Painful Realities of a Data Breach
Phoenix, AZ (AZ CPA) September 2015 – What would be the best time of the year to call all your clients and tell them that their personal information has been compromised as a result of lax security procedures in your office? How do you think your clients would react to your firm being subject to an exhaustive investigation by the Arizona attorney general, the Internal Revenue Service, the IRS criminal investigation unit and the Federal Trade Commission? This is just the beginning of what you can to look forward to if you compromise your clients’ personally identifiable information.
The recent IRS data breach was successful largely because the thieves had substantial information on the victims prior to beginning the attack. As larger organizations continue to tighten security protocols, identity thieves will undoubtedly be looking for low hanging fruit. Even the smallest CPA firms hold sensitive information for hundreds of entities.
A.R.S. § 44-7501 addresses an Arizona CPA’s responsibilities in the case of a data breach. Although this statute is relatively lenient compared to some states, it defers authority to the Gramm-Leach-Bliley Act (P.L. 106-102; 113 Stat. 1338; 15 United States Code sections 6801 through 6809) where it applies. The statute suggests that an Arizona CPA would be subject to federal oversight in most data breach cases.
Each violation of the Gramm-Leach-Bliley Act carries a potential civil liability of $100,000 for the entity, $10,000 for each of the officers and directors and subjects the CPA to penalties imposed under U.S.C. Title 18. Among other things, Title 18 holds the CPA responsible for actual damages. Violations can also carry a jail term up to five years for the responsible parties.
It is unlikely anyone will view a CPA firm as a victim when a breach occurs. A client discloses personally identifiable information to a CPA because they believe that appropriate measures have been implemented to protect the information. This is a reasonable assumption. Section 6801(b) of the Gramm-Leach-Bliley Act requires CPAs to establish appropriate procedures and grants authority to a myriad of federal agencies to enforce compliance.

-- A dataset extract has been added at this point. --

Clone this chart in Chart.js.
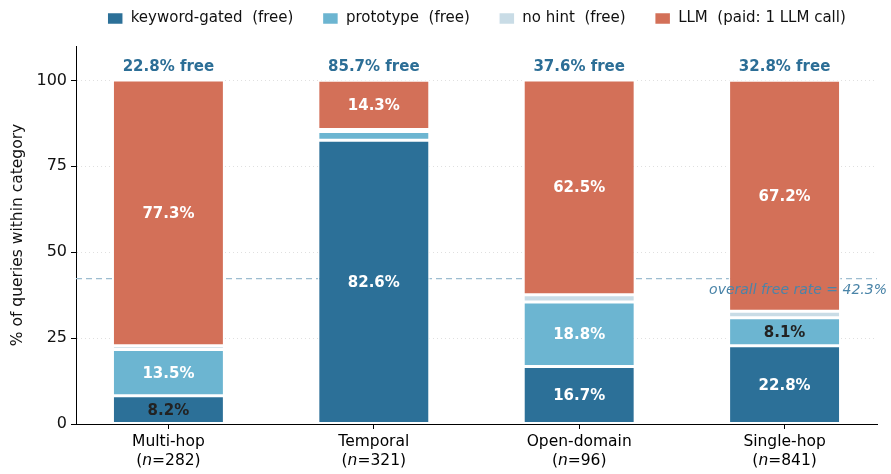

Unless the CPA is placing insurance or securities products they will most likely be subject to the rules promulgated by the Federal Trade Commission. The Commission, at minimum, requires that a firm establish a written security plan. The plan has to designate responsible employees, identify and assess risks, design a safeguard’s program, select appropriate service providers and evaluate the program and explain adjustments. Any firm without a written security plan is already in violation of federal law.
Past enforcement concerns, a firm is liable for costs associated with a data breach. This includes both direct and indirect costs. Cyber liability insurance can provide coverage for network extortion, business interruption, loss or damage to a network and e-theft. The coverage may even extend to third-party service providers in the form of media liability, privacy liability and network security liability. Reputational damage is not, however, an insurable interest. Once clients have lost confidence in a firm’s business practices all recommendations become suspect. Time spent restoring confidence and lost revenue opportunities represent the most significant drains on a firm’s profitability.
Proactive management of the data security program is the most effective way to reduce the damage a breach can inflict on a firm. The program’s effectiveness rests on three pillars; technology, processes and people. Technology selection is probably best addressed by professionals dedicated to that field, but personnel at all levels must participate in operationalizing security protocols. This necessitates the same diligence employed in the execution of all professional responsibilities.
A firm manager may never become a security expert, but they must become an expert is vetting the personnel they hire. The IT field is as vast as the accounting profession. There are many different areas of specialization. A database administrator may not have the required expertise to secure a network from attack. A security specialist may not be able to identify the location of the firm’s most sensitive data.
Larger firms may be able to support dedicated IT staff, but any employee can become the source of a data breach. A partner or manager who discounts the importance of data security sets a tone that can permeate throughout an organization. Smaller firms and sole practitioners are subject to the same standards as their larger peers. There is no de minimis exclusion available in Gramm-Leach-Bliley.
Unless specialized training is obtained it is unlikely a CPA will be able to competently assess data breach risks and reduce those risks to an acceptable level. Technology can alleviate some of the load, but only if the practitioner knows what is available and makes intelligent selections. Secure procedures are rarely, if ever, user friendly. Implementing new security protocols will impair productivity. Staff and clients will tend to circumvent overly burdensome procedures.
Even after implementing reasonable precautions a practitioner needs to be prepared for the worst. The firm should have procedures in place to identify and manage a data breach. Gramm-Leach-Bliley does specify some disclosure requirements, but the manner in which that is done is left to the firm’s discretion. The practitioner is well-advised to put some forethought into how a client discussion might go in the worse case scenario prior to the actual occurrence.
While technological improvements have dramatically increased productivity in the profession, it has also changed the nature of how practitioners structure their internal controls. In order to meet this challenge a firm manager needs to be willing and able to step outside their comfort zone. Failing to dedicate appropriate attention to these issues could be a career decision.